Time will tell, won’t it? 

Smart parking: endless possibilities with evolving technology 

To conclude, the future of parking for office buildings will be influenced by: 

  • Technological advancements,  
  • Sustainability considerations,  
  • Changing work patterns.    

Automations, green parking systems, usability – these will become soon the norm, in a world where employees are more and more conscious of their carbon footprint. 
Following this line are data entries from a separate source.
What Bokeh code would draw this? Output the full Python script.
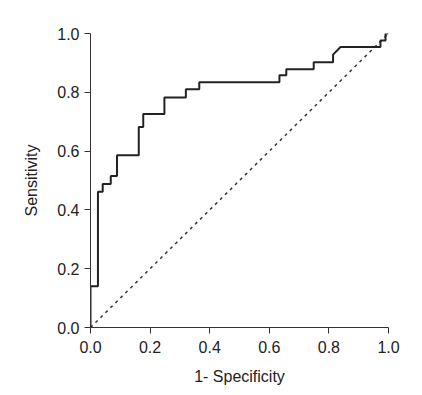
from bokeh.plotting import figure
from bokeh.embed import file_html
from bokeh.resources import INLINE
from bokeh.models import Range1d, FixedTicker, NumeralTickFormatter

# ROC curve step vertices (1 - specificity, sensitivity)
fpr = [0.0, 0.0, 0.025, 0.025, 0.041, 0.041, 0.068, 0.068, 0.089, 0.089,
       0.162, 0.162, 0.177, 0.177, 0.248, 0.248, 0.320, 0.320, 0.365, 0.365,
       0.634, 0.634, 0.657, 0.657, 0.749, 0.749, 0.814, 0.814, 0.839, 0.973,
       0.973, 0.99, 0.99, 1.0]
tpr = [0.0, 0.14, 0.14, 0.462, 0.462, 0.488, 0.488, 0.515, 0.515, 0.586,
       0.586, 0.682, 0.682, 0.726, 0.726, 0.782, 0.782, 0.81, 0.81, 0.834,
       0.834, 0.858, 0.858, 0.878, 0.878, 0.902, 0.902, 0.928, 0.954, 0.954,
       0.976, 0.976, 1.0, 1.0]
ref_x = [0.0, 1.0]
ref_y = [0.0, 1.0]
ticks = [0.0, 0.2, 0.4, 0.6, 0.8, 1.0]

p = figure(width=414, height=387, output_backend="svg", toolbar_location=None,
           x_range=Range1d(0, 1), y_range=Range1d(0, 1),
           min_border_left=90, min_border_right=26, min_border_top=33,
           min_border_bottom=59)
p.outline_line_color = None
p.xgrid.visible = False
p.ygrid.visible = False
p.background_fill_color = "white"

p.line(ref_x, ref_y, line_color="#333333", line_width=1.5, line_dash="3 4")
p.line(fpr, tpr, line_color="#222222", line_width=2)

for ax in (p.xaxis[0], p.yaxis[0]):
    ax.ticker = FixedTicker(ticks=ticks)
    ax.formatter = NumeralTickFormatter(format="0.0")
    ax.minor_tick_line_color = None
    ax.axis_line_color = "#333333"
    ax.major_tick_line_color = "#333333"
    ax.major_tick_out = 6
    ax.major_tick_in = 0
    ax.major_label_text_font = "Liberation Sans"
    ax.major_label_text_font_size = "16px"
    ax.major_label_text_color = "#222222"
    ax.axis_label_text_font = "Liberation Sans"
    ax.axis_label_text_font_size = "16px"
    ax.axis_label_text_font_style = "normal"
    ax.axis_label_text_color = "#222222"

p.xaxis[0].axis_label = "1- Specificity"
p.yaxis[0].axis_label = "Sensitivity"
p.xaxis[0].major_label_standoff = 7
p.xaxis[0].axis_label_standoff = 12
p.yaxis[0].major_label_standoff = 5
p.yaxis[0].axis_label_standoff = 14

open("out.html", "w").write(file_html(p, INLINE))
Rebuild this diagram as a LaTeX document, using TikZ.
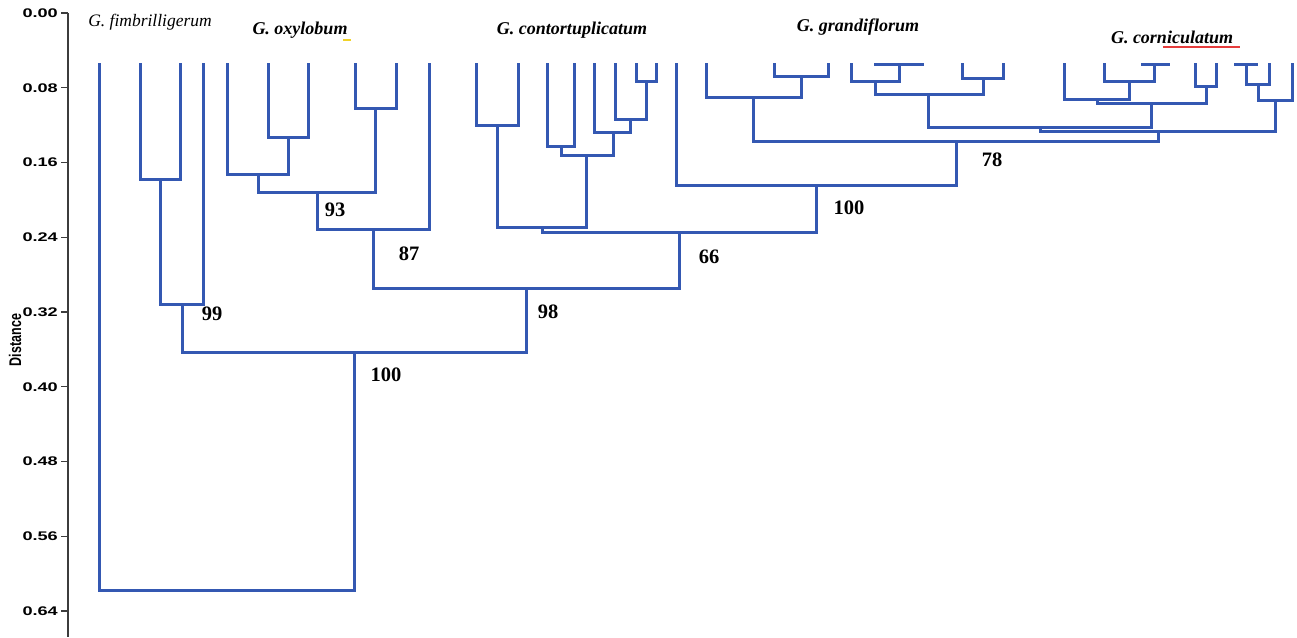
\documentclass[tikz,border=0pt]{standalone}
\usepackage{fontspec}
\setmainfont{Liberation Serif}
\setsansfont{Liberation Sans}
\usepackage{graphicx}
\definecolor{treeblue}{RGB}{52,88,178}
\definecolor{axisgray}{RGB}{60,60,60}
\definecolor{spellred}{RGB}{230,60,60}
\definecolor{spellyellow}{RGB}{240,210,40}
\begin{document}
\begin{tikzpicture}[x=1pt,y=-1pt,
  branch/.style={draw=treeblue,line width=3pt,line join=miter,line cap=rect},
  axisline/.style={draw=axisgray,line width=1.1pt},
  ticklab/.style={anchor=east,inner sep=0pt,font=\sffamily\bfseries\fontsize{12.5}{13}\selectfont},
  species/.style={inner sep=0pt,font=\bfseries\itshape\fontsize{18}{18}\selectfont},
  boot/.style={inner sep=0pt,font=\bfseries\fontsize{20.5}{20}\selectfont}]
\useasboundingbox (0,0) rectangle (1297,637);
% axis
\draw[axisline] (68,13) -- (68,637);
\foreach \k/\lab in {0/0.00,1/0.08,2/0.16,3/0.24,4/0.32,5/0.40,6/0.48,7/0.56,8/0.64}{
  \draw[axisline] (61,{13+74.75*\k}) -- (68,{13+74.75*\k});
  \node[ticklab] (tick\k) at (58,{13+74.75*\k}) {\scalebox{1.45}[1]{\lab}};
}
\node[inner sep=0pt,font=\sffamily\bfseries\fontsize{12.5}{13}\selectfont] (axtitle) at (15,340) {\scalebox{1.35}[1]{\rotatebox{90}{Distance}}};
% leaves
\foreach \n/\x in {1/99,2/140,3/180,4/203,5/227,6/268,7/308,8/355,9/396,10/429,
  11/476,12/518,13/547,14/574,15/594,16/615,17/636,18/656,19/676,20/706,
  21/774,22/828,23/851,24/875,25/922,26/962,27/1003,28/1064,29/1104,30/1142,
  31/1168,32/1195,33/1216,34/1235,35/1256,36/1269,37/1292}{
  \coordinate (L\n) at (\x,64);
}
% internal nodes
\coordinate (n1) at (160,179);
\coordinate (n2) at (182,304);
\coordinate (n3) at (288,137);
\coordinate (n4) at (258,174);
\coordinate (n5) at (375,108);
\coordinate (n6) at (317,192);
\coordinate (n7) at (373,229);
\coordinate (n8) at (497,125);
\coordinate (n9) at (561,146);
\coordinate (n10) at (646,81);
\coordinate (n11) at (630,119);
\coordinate (n12) at (613,132);
\coordinate (n13) at (586,155);
\coordinate (n14) at (542,227);
\coordinate (n15) at (801,76);
\coordinate (n16) at (753,97);
\coordinate (n17) at (899,64);
\coordinate (n18) at (875,81);
\coordinate (n19) at (983,78);
\coordinate (n20) at (928,94);
\coordinate (n21) at (1154,64);
\coordinate (n22) at (1129,81);
\coordinate (n23) at (1097,99);
\coordinate (n24) at (1206,86);
\coordinate (n25) at (1151,103);
\coordinate (n26) at (1040,127);
\coordinate (n27) at (1246,64);
\coordinate (n28) at (1258,84);
\coordinate (n29) at (1275,100);
\coordinate (n30) at (1158,131);
\coordinate (n31) at (956,141);
\coordinate (n32) at (816,185);
\coordinate (n33) at (679,232);
\coordinate (n34) at (526,288);
\coordinate (n35) at (354,352);
\coordinate (n36) at (226,590);
% branches
\foreach \a/\p/\b in {L2/n1/L3, n1/n2/L4, L6/n3/L7, L5/n4/n3, L8/n5/L9, n4/n6/n5,
  n6/n7/L10, L11/n8/L12, L13/n9/L14, L17/n10/L18, L16/n11/n10, L15/n12/n11,
  n9/n13/n12, n8/n14/n13, L21/n15/L22, L20/n16/n15, L24/n17/L25, L23/n18/n17,
  L26/n19/L27, n18/n20/n19, L30/n21/L31, L29/n22/n21, L28/n23/n22, L32/n24/L33,
  n23/n25/n24, n20/n26/n25, L34/n27/L35, n27/n28/L36, n28/n29/L37, n26/n30/n29,
  n16/n31/n30, L19/n32/n31, n14/n33/n32, n7/n34/n33, n2/n35/n34, L1/n36/n35}{
  \draw[branch] (\a) |- (\p) -| (\b);
}
% bootstrap values
\node[boot] (b93) at (335,210) {93};
\node[boot] (b87) at (409,254) {87};
\node[boot] (b99) at (212,314) {99};
\node[boot] (b100a) at (386,375) {100};
\node[boot] (b98) at (548,312) {98};
\node[boot] (b66) at (709,257) {66};
\node[boot] (b100b) at (849,208) {100};
\node[boot] (b78) at (992,160) {78};
% species labels
\node[inner sep=0pt,font=\itshape\fontsize{17.5}{18}\selectfont] (sfim) at (150,22) {G. fimbrilligerum};
\node[species] (soxy) at (300,30) {G. oxylobum};
\node[species] (scon) at (572,30) {G. contortuplicatum};
\node[species] (sgra) at (858,27) {G. grandiflorum};
\node[species] (scor) at (1172,37) {G. corniculatum};
\coordinate (yl1) at (343,40); \coordinate (yl2) at (351,40);
\draw[spellyellow,line width=1.5pt] (yl1) -- (yl2);
\coordinate (rl1) at (1163,47); \coordinate (rl2) at (1240,47);
\draw[spellred,line width=1.5pt] (rl1) -- (rl2);
\end{tikzpicture}
\end{document}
As technology continues to evolve, so will our parking lots, opening up a whole new world of possibilities for the next generation. With advancements in Artificial Intelligence, Internet of Things, and automation, we are witnessing a revolution that will redefine the way we park. Imagine a future where parking lots are not just static spaces but dynamic hubs that seamlessly integrate with our daily lives, providing personalized experiences, optimizing space use, and reducing traffic congestion. Smart parking lots and green parking lots will become the norm, and will be part of a seamless and enjoyable part of our workplace experience. 

Embrace the possibilities, challenge the status quo, and be at the forefront of this parking revolution. Let us dare to dream big, think differently, and use the power of technology to create a better, smarter, and more sustainable parking ecosystem.